— begin GIVEN INFORMATION —

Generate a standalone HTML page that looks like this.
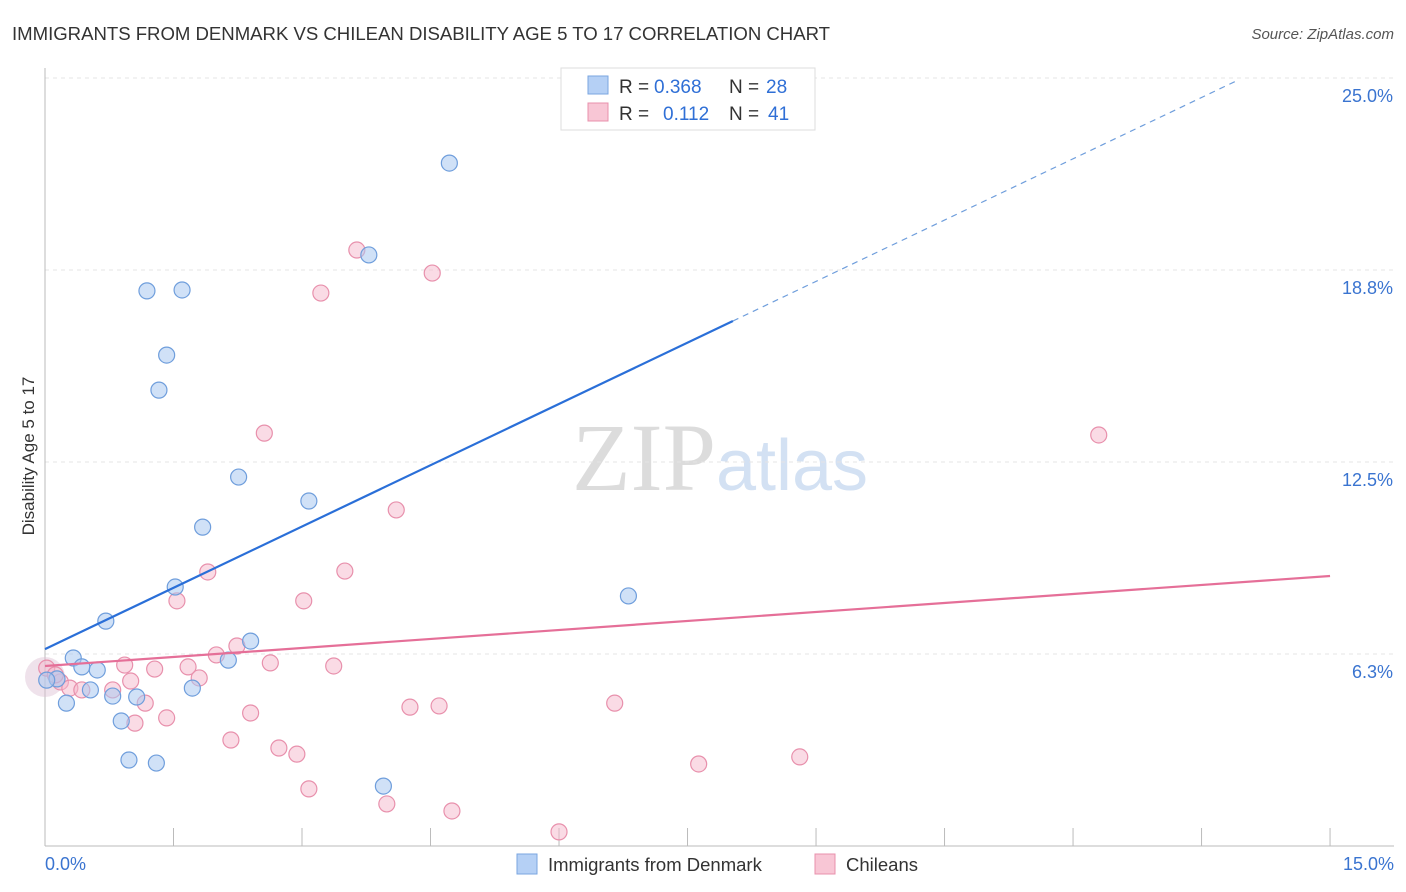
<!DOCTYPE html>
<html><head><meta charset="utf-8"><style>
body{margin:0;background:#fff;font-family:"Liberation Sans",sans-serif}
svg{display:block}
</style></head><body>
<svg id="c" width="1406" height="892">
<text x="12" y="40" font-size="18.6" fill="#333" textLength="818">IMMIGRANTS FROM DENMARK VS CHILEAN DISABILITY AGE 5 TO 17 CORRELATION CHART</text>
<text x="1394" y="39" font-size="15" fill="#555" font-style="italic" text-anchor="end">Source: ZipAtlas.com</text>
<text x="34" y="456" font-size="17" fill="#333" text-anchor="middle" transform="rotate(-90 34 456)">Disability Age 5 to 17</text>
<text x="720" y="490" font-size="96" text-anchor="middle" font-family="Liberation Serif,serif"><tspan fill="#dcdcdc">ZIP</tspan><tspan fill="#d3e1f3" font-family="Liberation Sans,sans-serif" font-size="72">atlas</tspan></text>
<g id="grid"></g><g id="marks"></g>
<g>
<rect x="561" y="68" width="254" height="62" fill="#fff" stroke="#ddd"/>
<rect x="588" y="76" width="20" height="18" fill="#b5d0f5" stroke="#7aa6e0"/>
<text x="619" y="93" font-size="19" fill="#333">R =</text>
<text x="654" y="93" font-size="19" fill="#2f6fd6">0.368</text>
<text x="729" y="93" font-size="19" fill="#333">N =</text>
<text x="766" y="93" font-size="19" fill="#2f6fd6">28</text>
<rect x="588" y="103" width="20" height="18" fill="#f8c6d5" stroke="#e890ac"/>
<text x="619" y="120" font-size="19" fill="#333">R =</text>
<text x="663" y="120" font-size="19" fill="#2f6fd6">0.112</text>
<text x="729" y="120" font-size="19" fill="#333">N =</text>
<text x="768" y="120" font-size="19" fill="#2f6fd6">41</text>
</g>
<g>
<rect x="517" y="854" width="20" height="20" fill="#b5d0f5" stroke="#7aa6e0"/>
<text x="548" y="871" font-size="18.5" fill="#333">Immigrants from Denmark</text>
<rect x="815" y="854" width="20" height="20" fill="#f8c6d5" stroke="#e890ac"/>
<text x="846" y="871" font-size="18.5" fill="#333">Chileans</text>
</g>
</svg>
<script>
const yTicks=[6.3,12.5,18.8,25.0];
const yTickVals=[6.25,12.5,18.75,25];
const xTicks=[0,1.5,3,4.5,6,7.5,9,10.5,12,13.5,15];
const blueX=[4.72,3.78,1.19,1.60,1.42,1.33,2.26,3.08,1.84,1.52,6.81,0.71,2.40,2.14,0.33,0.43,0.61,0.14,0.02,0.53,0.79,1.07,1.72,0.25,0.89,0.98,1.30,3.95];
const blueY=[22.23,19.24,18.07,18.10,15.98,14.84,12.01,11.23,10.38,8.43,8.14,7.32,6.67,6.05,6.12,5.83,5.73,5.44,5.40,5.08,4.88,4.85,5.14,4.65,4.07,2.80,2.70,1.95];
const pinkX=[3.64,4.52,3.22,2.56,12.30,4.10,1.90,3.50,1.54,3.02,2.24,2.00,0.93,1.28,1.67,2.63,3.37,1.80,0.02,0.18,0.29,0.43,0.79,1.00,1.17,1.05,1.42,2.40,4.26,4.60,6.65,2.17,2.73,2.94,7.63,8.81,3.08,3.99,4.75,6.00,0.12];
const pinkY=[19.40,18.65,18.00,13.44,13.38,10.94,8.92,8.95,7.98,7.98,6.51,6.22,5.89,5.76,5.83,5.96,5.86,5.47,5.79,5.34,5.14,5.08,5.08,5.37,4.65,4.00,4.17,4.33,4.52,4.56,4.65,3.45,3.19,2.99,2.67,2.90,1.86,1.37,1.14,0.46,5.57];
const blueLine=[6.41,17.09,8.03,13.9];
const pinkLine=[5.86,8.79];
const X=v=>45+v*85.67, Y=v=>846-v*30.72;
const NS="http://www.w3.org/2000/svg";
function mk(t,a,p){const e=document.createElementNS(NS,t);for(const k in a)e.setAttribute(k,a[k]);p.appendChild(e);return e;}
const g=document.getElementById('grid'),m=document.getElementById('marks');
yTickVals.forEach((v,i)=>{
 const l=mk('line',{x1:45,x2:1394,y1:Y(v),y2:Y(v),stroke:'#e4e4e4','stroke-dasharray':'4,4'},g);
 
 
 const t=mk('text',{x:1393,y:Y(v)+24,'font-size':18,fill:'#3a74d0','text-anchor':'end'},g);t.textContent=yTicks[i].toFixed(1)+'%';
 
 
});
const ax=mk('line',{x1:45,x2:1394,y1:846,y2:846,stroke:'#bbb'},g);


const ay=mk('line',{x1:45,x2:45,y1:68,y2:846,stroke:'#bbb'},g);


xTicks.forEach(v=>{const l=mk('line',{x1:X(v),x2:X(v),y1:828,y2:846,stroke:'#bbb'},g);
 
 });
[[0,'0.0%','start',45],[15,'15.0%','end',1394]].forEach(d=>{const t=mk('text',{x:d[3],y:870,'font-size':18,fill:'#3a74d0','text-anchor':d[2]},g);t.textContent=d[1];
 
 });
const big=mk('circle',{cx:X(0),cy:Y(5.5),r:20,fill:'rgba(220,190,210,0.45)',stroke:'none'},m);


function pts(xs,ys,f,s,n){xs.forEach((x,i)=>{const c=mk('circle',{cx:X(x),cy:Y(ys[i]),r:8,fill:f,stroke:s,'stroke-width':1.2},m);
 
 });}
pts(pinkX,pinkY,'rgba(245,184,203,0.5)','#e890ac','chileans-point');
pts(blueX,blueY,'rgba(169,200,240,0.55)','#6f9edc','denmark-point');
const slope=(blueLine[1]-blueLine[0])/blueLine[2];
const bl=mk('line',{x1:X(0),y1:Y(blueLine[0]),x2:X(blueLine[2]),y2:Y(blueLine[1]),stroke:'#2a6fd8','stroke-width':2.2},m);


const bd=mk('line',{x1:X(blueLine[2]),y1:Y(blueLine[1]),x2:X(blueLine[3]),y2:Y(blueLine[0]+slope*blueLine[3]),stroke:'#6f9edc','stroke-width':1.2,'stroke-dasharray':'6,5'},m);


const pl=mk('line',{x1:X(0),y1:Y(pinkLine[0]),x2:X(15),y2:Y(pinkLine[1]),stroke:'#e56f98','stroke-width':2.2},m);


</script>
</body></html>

— end GIVEN INFORMATION —

**TASK DIRECTIONS:** All of the lines above should be printed exactly, minus the pictures.

**OUTPUT OF THE TASK:**
Generate a standalone HTML page that looks like this.
<!DOCTYPE html>
<html><head><meta charset="utf-8"><style>
body{margin:0;background:#fff;font-family:"Liberation Sans",sans-serif}
svg{display:block}
</style></head><body>
<svg id="c" width="1406" height="892">
<text x="12" y="40" font-size="18.6" fill="#333" textLength="818">IMMIGRANTS FROM DENMARK VS CHILEAN DISABILITY AGE 5 TO 17 CORRELATION CHART</text>
<text x="1394" y="39" font-size="15" fill="#555" font-style="italic" text-anchor="end">Source: ZipAtlas.com</text>
<text x="34" y="456" font-size="17" fill="#333" text-anchor="middle" transform="rotate(-90 34 456)">Disability Age 5 to 17</text>
<text x="720" y="490" font-size="96" text-anchor="middle" font-family="Liberation Serif,serif"><tspan fill="#dcdcdc">ZIP</tspan><tspan fill="#d3e1f3" font-family="Liberation Sans,sans-serif" font-size="72">atlas</tspan></text>
<g id="grid"></g><g id="marks"></g>
<g>
<rect x="561" y="68" width="254" height="62" fill="#fff" stroke="#ddd"/>
<rect x="588" y="76" width="20" height="18" fill="#b5d0f5" stroke="#7aa6e0"/>
<text x="619" y="93" font-size="19" fill="#333">R =</text>
<text x="654" y="93" font-size="19" fill="#2f6fd6">0.368</text>
<text x="729" y="93" font-size="19" fill="#333">N =</text>
<text x="766" y="93" font-size="19" fill="#2f6fd6">28</text>
<rect x="588" y="103" width="20" height="18" fill="#f8c6d5" stroke="#e890ac"/>
<text x="619" y="120" font-size="19" fill="#333">R =</text>
<text x="663" y="120" font-size="19" fill="#2f6fd6">0.112</text>
<text x="729" y="120" font-size="19" fill="#333">N =</text>
<text x="768" y="120" font-size="19" fill="#2f6fd6">41</text>
</g>
<g>
<rect x="517" y="854" width="20" height="20" fill="#b5d0f5" stroke="#7aa6e0"/>
<text x="548" y="871" font-size="18.5" fill="#333">Immigrants from Denmark</text>
<rect x="815" y="854" width="20" height="20" fill="#f8c6d5" stroke="#e890ac"/>
<text x="846" y="871" font-size="18.5" fill="#333">Chileans</text>
</g>
</svg>
<script>
const yTicks=[6.3,12.5,18.8,25.0];
const yTickVals=[6.25,12.5,18.75,25];
const xTicks=[0,1.5,3,4.5,6,7.5,9,10.5,12,13.5,15];
const blueX=[4.72,3.78,1.19,1.60,1.42,1.33,2.26,3.08,1.84,1.52,6.81,0.71,2.40,2.14,0.33,0.43,0.61,0.14,0.02,0.53,0.79,1.07,1.72,0.25,0.89,0.98,1.30,3.95];
const blueY=[22.23,19.24,18.07,18.10,15.98,14.84,12.01,11.23,10.38,8.43,8.14,7.32,6.67,6.05,6.12,5.83,5.73,5.44,5.40,5.08,4.88,4.85,5.14,4.65,4.07,2.80,2.70,1.95];
const pinkX=[3.64,4.52,3.22,2.56,12.30,4.10,1.90,3.50,1.54,3.02,2.24,2.00,0.93,1.28,1.67,2.63,3.37,1.80,0.02,0.18,0.29,0.43,0.79,1.00,1.17,1.05,1.42,2.40,4.26,4.60,6.65,2.17,2.73,2.94,7.63,8.81,3.08,3.99,4.75,6.00,0.12];
const pinkY=[19.40,18.65,18.00,13.44,13.38,10.94,8.92,8.95,7.98,7.98,6.51,6.22,5.89,5.76,5.83,5.96,5.86,5.47,5.79,5.34,5.14,5.08,5.08,5.37,4.65,4.00,4.17,4.33,4.52,4.56,4.65,3.45,3.19,2.99,2.67,2.90,1.86,1.37,1.14,0.46,5.57];
const blueLine=[6.41,17.09,8.03,13.9];
const pinkLine=[5.86,8.79];
const X=v=>45+v*85.67, Y=v=>846-v*30.72;
const NS="http://www.w3.org/2000/svg";
function mk(t,a,p){const e=document.createElementNS(NS,t);for(const k in a)e.setAttribute(k,a[k]);p.appendChild(e);return e;}
const g=document.getElementById('grid'),m=document.getElementById('marks');
yTickVals.forEach((v,i)=>{
 const l=mk('line',{x1:45,x2:1394,y1:Y(v),y2:Y(v),stroke:'#e4e4e4','stroke-dasharray':'4,4'},g);
 
 
 const t=mk('text',{x:1393,y:Y(v)+24,'font-size':18,fill:'#3a74d0','text-anchor':'end'},g);t.textContent=yTicks[i].toFixed(1)+'%';
 
 
});
const ax=mk('line',{x1:45,x2:1394,y1:846,y2:846,stroke:'#bbb'},g);


const ay=mk('line',{x1:45,x2:45,y1:68,y2:846,stroke:'#bbb'},g);


xTicks.forEach(v=>{const l=mk('line',{x1:X(v),x2:X(v),y1:828,y2:846,stroke:'#bbb'},g);
 
 });
[[0,'0.0%','start',45],[15,'15.0%','end',1394]].forEach(d=>{const t=mk('text',{x:d[3],y:870,'font-size':18,fill:'#3a74d0','text-anchor':d[2]},g);t.textContent=d[1];
 
 });
const big=mk('circle',{cx:X(0),cy:Y(5.5),r:20,fill:'rgba(220,190,210,0.45)',stroke:'none'},m);


function pts(xs,ys,f,s,n){xs.forEach((x,i)=>{const c=mk('circle',{cx:X(x),cy:Y(ys[i]),r:8,fill:f,stroke:s,'stroke-width':1.2},m);
 
 });}
pts(pinkX,pinkY,'rgba(245,184,203,0.5)','#e890ac','chileans-point');
pts(blueX,blueY,'rgba(169,200,240,0.55)','#6f9edc','denmark-point');
const slope=(blueLine[1]-blueLine[0])/blueLine[2];
const bl=mk('line',{x1:X(0),y1:Y(blueLine[0]),x2:X(blueLine[2]),y2:Y(blueLine[1]),stroke:'#2a6fd8','stroke-width':2.2},m);


const bd=mk('line',{x1:X(blueLine[2]),y1:Y(blueLine[1]),x2:X(blueLine[3]),y2:Y(blueLine[0]+slope*blueLine[3]),stroke:'#6f9edc','stroke-width':1.2,'stroke-dasharray':'6,5'},m);


const pl=mk('line',{x1:X(0),y1:Y(pinkLine[0]),x2:X(15),y2:Y(pinkLine[1]),stroke:'#e56f98','stroke-width':2.2},m);


</script>
</body></html>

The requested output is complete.